From the technical side, Lloyds Banking Group PLC (LON: LLOY) has been trading sideways since around January 18th, when the stock broke above its long-term downside resistance line, taken from the high of January 23rd, 2018. The share price is stuck between roughly the 56.75 level on the downside and the 58.60 barrier on the upside. Taking into account everything what was mentioned above, we will remain cautiously-bullish, at least for now.
In order to get comfortable with examining higher potential resistance areas, we would like to see another break and a close of the daily candle above the upper bound of the aforementioned range, at 58.60. This could attract more investor interest, as the stock might increase its chances of traveling further up. This is when we will target the next potential area of resistance at 60.00, marked by the high of November 9th. If that area is no match for the buyers, a break above it could lift the share price to the 62.00 level, which is the high of September 21st.

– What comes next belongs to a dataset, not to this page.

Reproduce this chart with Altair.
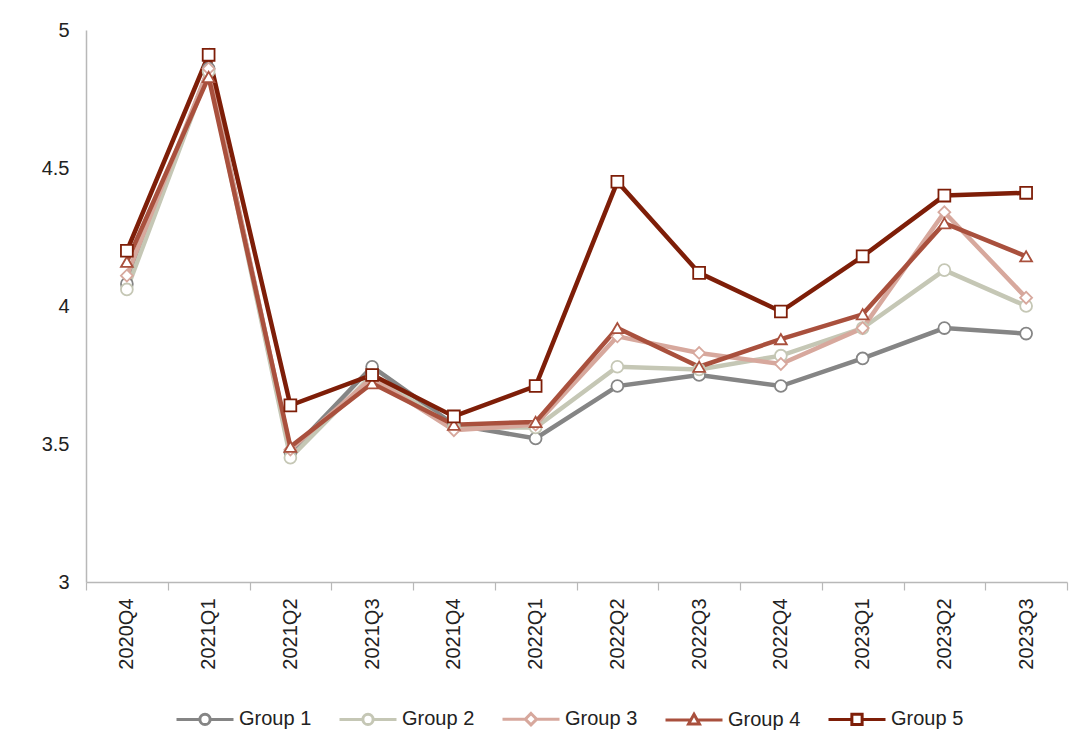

Our oscillators have somewhat slowed down, at the time of this analysis. The RSI, even though above 50, is pointing slightly to the downside. The MACD, although above zero, is also showing slowing momentum and remains slightly below its trigger line.
Alternatively, if the stock slides, breaks the previously-mentioned downside resistance line and drops below the 54.90 mark, which is the low of January 17th, this could spook investors, at least in the short run. This is when the share price may slide towards the 53.20 obstacle, a break of which might lead LLOY to the 51.80 hurdle, marked by the inside swing high of December 31st.